Drafting a secure RTP transport profile

Yes, I know SRTP exists, but it solves a rather different problem.

What I’m aiming at here is a protocol wherein the lifetime of the stream can exceed the lifetime of the key—that is, authenticated access to an ongoing stream.

My rough notes so far are that:—

  • In order to access the SDP for a stream, the client must authenticate itself to the server (WWW-Authenticate, quite probably?)

  • The SDP the client receives is dynamically-generated, and includes a key K₀, a sequence Kseq and an expiry timestamp Klife₀.

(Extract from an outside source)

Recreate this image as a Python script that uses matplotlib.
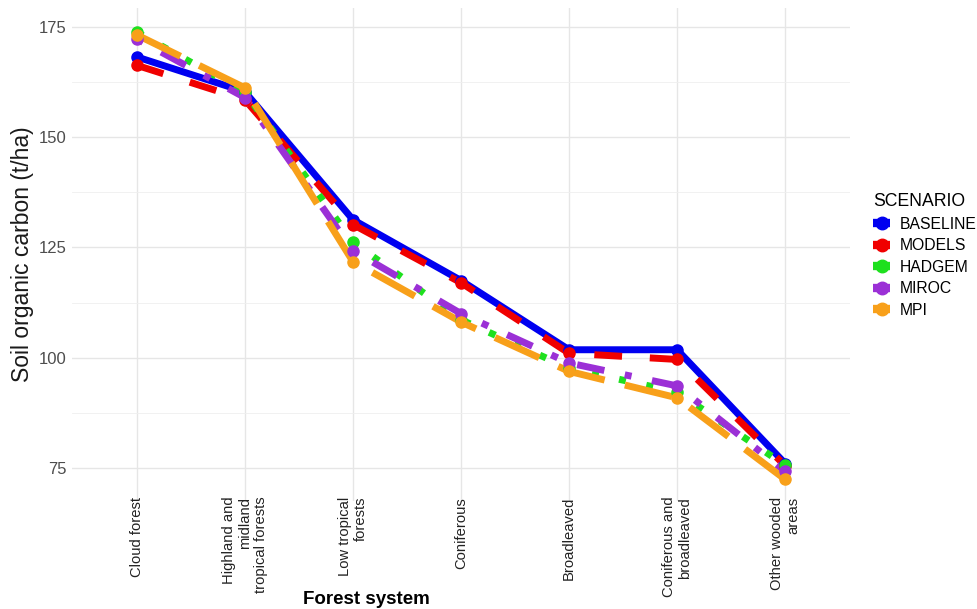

  • If Klife₀ is within a close enough distance to the current time, the server will also send a second key K₁, Kseq+1 and Klife₁. If a client’s access would have expired by the time Klife₀ arrives, no keys beyond K₀ would be sent (and so on).

  • At any point, re-requesting the SDP (e.g., via HTTP GET or through an RTP DESCRIBE) causes the above steps to be repeated, that is, when the client detects that it’s nearing Klife₀, it issues a fresh request to obtain the details for K₁ if it doesn’t already have them.

  • The actual media streams are encrypted using a simple block cipher (nothing too intensive) and packets include a header indicating the current Kseq value.

  • The keys can change often enough that a heavyweight cipher isn’t necessary—the focus is on preventing unauthorised access to content which must be paid for (i.e., pay-TV), rather than (as with SRTP) encrypting confidential information.

  • Some kind of secure key exchange mechanism will be required. Although the keys will be embedded in the SDP, if the SDP can simply be sniffed by a third party, all bets are off. Perhaps the key block in the SDP should be an encapsulated portion of a DH exchange? Needs to be kept small, as SDP size is limited.

  • The intention is that the authentication provides access to the key, rather than generates the key—in a multicast/broadcast scenario, all users would have the same key.

  • It should be possible for third parties to passively relay the secured stream without needing to decrypt/re-encrypt.